Thank you!!! _And_ it has the proprietary models...insanely more useful.
It's a bug, not a feature, that the stock leaderboard ends up with endless fine tunes, and as you point out and is demonstrated by the article, its more about something else than about quality
Even that chatbot arena shows that many models freely available and open source are better than some versions of GPT-3.5 and are within a small stones throw of the latest GPT 3.5
Note that it only includes gpt-3.5-turbo (the current iteration), not the original gpt-3.5. It's not exactly a secret that "turbo" models are noticeably dumber than the originals, whatever OpenAI says. There's no free lunch - that's why it's so much cheaper and faster...
That said, we do have public 120b models now that genuinely feel better than the original gpt-3.5.
The holy grail remains beating gpt-4 (or even gpt-4-turbo). This seems to be out of reach on consumer hardware at least...
Same for the ChatGPTs post launch (let's not talk about 11_02 :) )
-- and as long as we're asserting andecdotes freely, I work in the field and have a couple years in before ChatGPT -- it most certainly is not a well-kept secret or a secret or true or anything else other than standard post-millenial self-peasantization.
"Outright lie" is kinder toward the average reader via being more succinct, but usually causes explosive reactions because people take a while to come to terms with their ad-hoc knowledge via consuming commentary is fundamentally flawed, if ever.
That just goes to show how useless the rankings are in general. If you actually use it, you'll quickly notice that older GPT-4 models are noticeably better at tasks that require reasoning.
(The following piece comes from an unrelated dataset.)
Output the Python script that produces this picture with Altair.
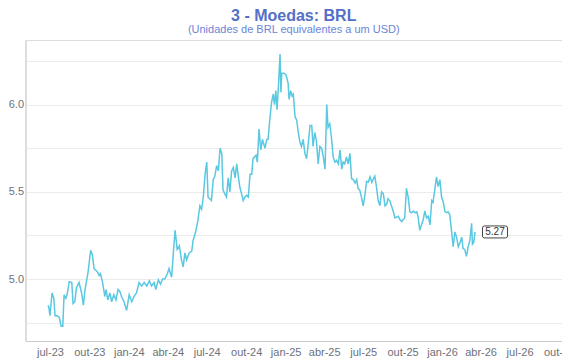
import altair as alt
import pandas as pd

# Day offsets from 2023-07-01 and BRL per USD values
day_offsets = [-4, -2, 0, 5, 9, 12, 17, 22, 26, 30,
               33, 37, 40, 45, 51, 54, 58, 62, 68, 74,
               78, 82, 89, 95, 99, 103, 107, 111, 115, 118,
               123, 128, 131, 135, 140, 144, 149, 154, 159, 163,
               167, 173, 179, 185, 191, 196, 202, 208, 214, 220,
               226, 232, 237, 243, 247, 253, 258, 263, 268, 274,
               278, 284, 288, 292, 297, 302, 307, 311, 315, 319,
               325, 331, 334, 340, 345, 350, 354, 358, 362, 366,
               369, 373, 377, 381, 385, 389, 393, 397, 401, 404,
               408, 412, 416, 420, 424, 428, 432, 436, 439, 443,
               447, 451, 455, 459, 463, 467, 471, 474, 481, 484,
               488, 492, 496, 502, 506, 509, 513, 517, 521, 524,
               527, 530, 534, 537, 539, 541, 546, 551, 554, 556,
               558, 562, 565, 568, 572, 576, 579, 583, 587, 591,
               595, 599, 603, 607, 611, 614, 618, 622, 626, 630,
               634, 638, 642, 646, 649, 653, 657, 661, 665, 669,
               673, 677, 681, 684, 688, 692, 696, 700, 704, 708,
               712, 716, 719, 723, 727, 731, 735, 739, 743, 747,
               751, 754, 758, 762, 766, 770, 774, 778, 782, 786,
               789, 793, 797, 801, 805, 813, 817, 821, 824, 828,
               832, 836, 840, 844, 848, 852, 856, 859, 863, 867,
               871, 875, 879, 883, 887, 891, 894, 898, 902, 906,
               910, 914, 918, 922, 926, 929, 933, 937, 941, 945,
               949, 953, 957, 961, 964, 968, 972, 976, 980, 984,
               986, 989, 992]

brl = [4.85, 4.83, 4.79, 4.92, 4.89, 4.79, 4.79, 4.78, 4.73, 4.73,
       4.91, 4.89, 4.91, 4.985, 4.98, 4.86, 4.87, 4.95, 4.98, 4.92,
       4.85, 4.94, 5.04, 5.165, 5.14, 5.06, 5.05, 5.04, 5.02, 5.03,
       4.98, 4.90, 4.94, 4.88, 4.92, 4.87, 4.91, 4.88, 4.94, 4.93,
       4.90, 4.87, 4.82, 4.91, 4.87, 4.90, 4.92, 4.98, 4.96, 4.98,
       4.96, 4.99, 4.96, 4.98, 4.94, 4.995, 4.97, 5.0, 5.0, 5.03,
       5.06, 5.01, 5.15, 5.28, 5.17, 5.19, 5.11, 5.07, 5.15, 5.11,
       5.15, 5.16, 5.22, 5.27, 5.33, 5.42, 5.40, 5.47, 5.60, 5.67,
       5.47, 5.46, 5.45, 5.57, 5.59, 5.65, 5.62, 5.75, 5.72, 5.51,
       5.49, 5.47, 5.58, 5.50, 5.62, 5.64, 5.58, 5.66, 5.60, 5.53,
       5.49, 5.45, 5.47, 5.48, 5.47, 5.60, 5.60, 5.69, 5.71, 5.67,
       5.86, 5.74, 5.80, 5.75, 5.80, 5.80, 5.91, 6.01, 6.06, 6.0,
       6.08, 5.97, 6.14, 6.29, 6.07, 6.18, 6.18, 6.17, 6.14, 6.12,
       6.03, 6.08, 6.05, 6.06, 5.93, 5.91, 5.85, 5.79, 5.76, 5.80,
       5.72, 5.69, 5.78, 5.88, 5.88, 5.76, 5.84, 5.79, 5.66, 5.76,
       5.75, 5.70, 5.63, 6.0, 5.87, 5.89, 5.81, 5.70, 5.67, 5.68,
       5.66, 5.74, 5.63, 5.67, 5.66, 5.70, 5.66, 5.72, 5.575, 5.57,
       5.55, 5.57, 5.52, 5.51, 5.47, 5.42, 5.48, 5.56, 5.555, 5.585,
       5.555, 5.57, 5.59, 5.53, 5.45, 5.42, 5.50, 5.49, 5.42, 5.43,
       5.46, 5.45, 5.42, 5.39, 5.35, 5.36, 5.34, 5.33, 5.34, 5.35,
       5.52, 5.47, 5.385, 5.38, 5.39, 5.38, 5.385, 5.36, 5.28, 5.31,
       5.34, 5.39, 5.35, 5.36, 5.31, 5.45, 5.44, 5.51, 5.585, 5.53,
       5.57, 5.47, 5.44, 5.385, 5.38, 5.385, 5.37, 5.28, 5.185, 5.27,
       5.24, 5.185, 5.21, 5.24, 5.175, 5.17, 5.13, 5.185, 5.22, 5.32,
       5.20, 5.21, 5.27]

y_ticks = [4.75, 5.0, 5.25, 5.5, 5.75, 6.0, 6.25]
x_ticks = [(2023, 7), (2023, 10), (2024, 1), (2024, 4), (2024, 7), (2024, 10),
           (2025, 1), (2025, 4), (2025, 7), (2025, 10), (2026, 1), (2026, 4),
           (2026, 7), (2026, 10)]
month_names = ["jan", "fev", "mar", "abr", "mai", "jun", "jul", "ago", "set", "out", "nov", "dez"]

assert len(day_offsets) == len(brl)

base = pd.Timestamp("2023-07-01")
df = pd.DataFrame({
    "date": base + pd.to_timedelta(day_offsets, unit="D"),
    "v": brl,
})
last = df.tail(1)

FONT = "Liberation Sans"
LINE = "#5ac8e0"
LABEL = "#6e7079"

x_scale = alt.Scale(domain=[alt.DateTime(year=2023, month=5, date=5),
                            alt.DateTime(year=2026, month=10, date=8)])
y_scale = alt.Scale(domain=[4.645, 6.37], nice=False, zero=False)

month_arr = "[" + ",".join(f"'{m}'" for m in month_names) + "]"

x_enc = alt.X("date:T", scale=x_scale, title=None,
              axis=alt.Axis(values=[alt.DateTime(year=y, month=m, date=1) for y, m in x_ticks],
                            labelExpr=month_arr + "[month(datum.value)] + '-' + timeFormat(datum.value, '%y')",
                            grid=False, ticks=False, tickSize=0, domain=True,
                            domainColor="#cccccc", labelColor=LABEL, labelFontSize=11,
                            labelFont=FONT, labelPadding=5, labelOverlap=False,
                            labelFlush=False, labelBound=False))
y_enc = alt.Y("v:Q", scale=y_scale, title=None,
              axis=alt.Axis(values=y_ticks,
                            labelExpr="datum.value % 0.5 == 0 ? format(datum.value, '.1f') : ''",
                            grid=True, gridColor="#ebebeb", ticks=False, tickSize=0,
                            domain=True, domainColor="#cccccc", labelColor=LABEL,
                            labelFontSize=11, labelFont=FONT, labelPadding=2))

line = alt.Chart(df).mark_line(color=LINE, strokeWidth=1.5).encode(x=x_enc, y=y_enc)

box_path = ("M -0.84 -0.48 L 0.84 -0.48 Q 1 -0.48 1 -0.32 L 1 0.32 Q 1 0.48 0.84 0.48 "
            "L -0.84 0.48 Q -1 0.48 -1 0.32 L -1 -0.32 Q -1 -0.48 -0.84 -0.48 Z")
box = alt.Chart(last).mark_point(shape=box_path, size=625, fill="white", filled=True,
                                 stroke="#444444", strokeWidth=1, opacity=1,
                                 xOffset=20).encode(x="date:T", y="v:Q")
txt = alt.Chart(last).mark_text(dx=20, fontSize=10, font=FONT, color="#333333",
                                align="center", baseline="middle").encode(
    x="date:T", y="v:Q", text=alt.Text("v:Q", format=".2f"))

chart = alt.layer(line, box, txt).properties(
    width=536.5, height=301,
    autosize=alt.AutoSizeParams(type="none"),
    padding={"left": 17.5, "top": 32, "right": 0, "bottom": 19},
    title=alt.TitleParams(text="3 - Moedas: BRL",
                          subtitle="(Unidades de BRL equivalentes a um USD)",
                          fontSize=16, fontWeight="bold", color="#5470c6", font=FONT,
                          subtitleFontSize=11, subtitleColor="#6b84d8", subtitleFont=FONT,
                          subtitlePadding=0, offset=5, anchor="middle"),
).configure_view(stroke=None).configure(background="white")

chart.save("out.html", embed_options={"renderer": "svg", "actions": False})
gpt-4-turbo also has an extremely annoying quirk where instead of producing a complete response, it tends to respond with "you can do it like this: blah blah ...; fill in the blanks as needed", where the blank is literally the most important part of the response. It can sometimes take 3-4 rounds to get it to actually do what it's supposed to do.
But it does produce useless output much faster indeed.
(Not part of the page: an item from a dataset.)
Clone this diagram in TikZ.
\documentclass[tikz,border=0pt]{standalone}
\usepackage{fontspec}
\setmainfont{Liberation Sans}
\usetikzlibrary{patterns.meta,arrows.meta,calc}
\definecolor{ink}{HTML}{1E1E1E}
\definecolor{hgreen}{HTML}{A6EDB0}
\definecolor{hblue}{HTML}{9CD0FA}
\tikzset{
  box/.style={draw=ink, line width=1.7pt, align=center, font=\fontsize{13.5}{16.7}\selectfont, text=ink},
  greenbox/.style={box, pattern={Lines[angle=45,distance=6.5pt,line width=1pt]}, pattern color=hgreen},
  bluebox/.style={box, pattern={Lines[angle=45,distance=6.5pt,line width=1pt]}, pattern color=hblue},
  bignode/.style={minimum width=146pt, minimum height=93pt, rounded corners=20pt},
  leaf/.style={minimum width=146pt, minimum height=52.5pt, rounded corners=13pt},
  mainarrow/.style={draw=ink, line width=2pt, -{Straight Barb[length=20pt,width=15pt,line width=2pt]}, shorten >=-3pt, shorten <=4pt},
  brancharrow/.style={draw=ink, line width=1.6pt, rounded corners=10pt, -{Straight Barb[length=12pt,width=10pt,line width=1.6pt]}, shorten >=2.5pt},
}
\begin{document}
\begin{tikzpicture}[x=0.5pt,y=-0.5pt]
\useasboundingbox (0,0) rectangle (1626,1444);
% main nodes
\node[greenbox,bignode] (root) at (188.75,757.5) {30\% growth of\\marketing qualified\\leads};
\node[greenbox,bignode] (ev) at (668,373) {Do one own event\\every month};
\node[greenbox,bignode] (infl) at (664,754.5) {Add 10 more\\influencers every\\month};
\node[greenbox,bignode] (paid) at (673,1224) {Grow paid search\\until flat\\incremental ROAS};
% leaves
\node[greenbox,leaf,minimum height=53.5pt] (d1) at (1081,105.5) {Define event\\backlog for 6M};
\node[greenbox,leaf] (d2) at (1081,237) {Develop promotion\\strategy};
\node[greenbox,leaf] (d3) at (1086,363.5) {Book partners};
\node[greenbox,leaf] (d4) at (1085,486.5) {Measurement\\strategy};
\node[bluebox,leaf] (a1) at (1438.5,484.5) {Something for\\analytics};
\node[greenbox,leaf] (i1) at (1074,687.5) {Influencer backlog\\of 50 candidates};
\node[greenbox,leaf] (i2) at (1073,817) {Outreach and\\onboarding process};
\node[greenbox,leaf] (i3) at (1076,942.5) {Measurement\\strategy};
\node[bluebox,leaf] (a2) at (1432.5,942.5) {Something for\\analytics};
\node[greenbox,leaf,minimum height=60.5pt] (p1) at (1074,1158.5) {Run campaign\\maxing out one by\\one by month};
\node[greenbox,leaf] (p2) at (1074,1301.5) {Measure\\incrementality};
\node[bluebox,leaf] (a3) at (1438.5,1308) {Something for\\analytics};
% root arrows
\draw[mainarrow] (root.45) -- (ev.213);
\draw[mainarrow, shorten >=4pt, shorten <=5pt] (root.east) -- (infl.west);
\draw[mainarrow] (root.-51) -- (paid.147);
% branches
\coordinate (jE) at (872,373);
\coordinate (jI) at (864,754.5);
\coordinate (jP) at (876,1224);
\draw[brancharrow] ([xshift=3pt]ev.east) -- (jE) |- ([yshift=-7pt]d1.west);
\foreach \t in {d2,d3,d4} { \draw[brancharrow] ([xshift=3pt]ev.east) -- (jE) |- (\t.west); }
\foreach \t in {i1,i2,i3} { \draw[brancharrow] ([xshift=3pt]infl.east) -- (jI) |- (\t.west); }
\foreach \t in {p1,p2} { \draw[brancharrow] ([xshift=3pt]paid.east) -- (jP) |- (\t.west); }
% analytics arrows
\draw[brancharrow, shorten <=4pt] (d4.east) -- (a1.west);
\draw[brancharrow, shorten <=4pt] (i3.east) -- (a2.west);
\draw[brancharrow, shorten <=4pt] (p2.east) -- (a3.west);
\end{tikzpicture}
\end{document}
This isn't true, I'm sorry. That may be your experience with it but it's not about the model. Using it is my day job and I've never ever seen that language.
It's frustrating for both of us, I assume.
I'm tired of people fact-free asserting it got worse because don't you know other people saw it got worse? And it did something bad the other day.
You're tired of the thing not doing the thing and you have observed it no longer does the thing. And you certainly shouldn't need to retain past prompts just to prove it.
In the speed/quality trade-off sense, there have /often/ been free lunches in many areas of computer science, where algorithmic improvements let us solve problems orders of magnitude faster. We don't fully understand what further improvements will be available for LLMs.
Free lunch here relates to pricing/speed I would say, because gpt-4 and gpt-4-turbo are sold together. If gpt-4-turbo is cheaper, faster and has much larger context window, why would it make sense to also sell gpt-4... Unless it's a marketing trick or perhaps for backwards compatibility, which could also be.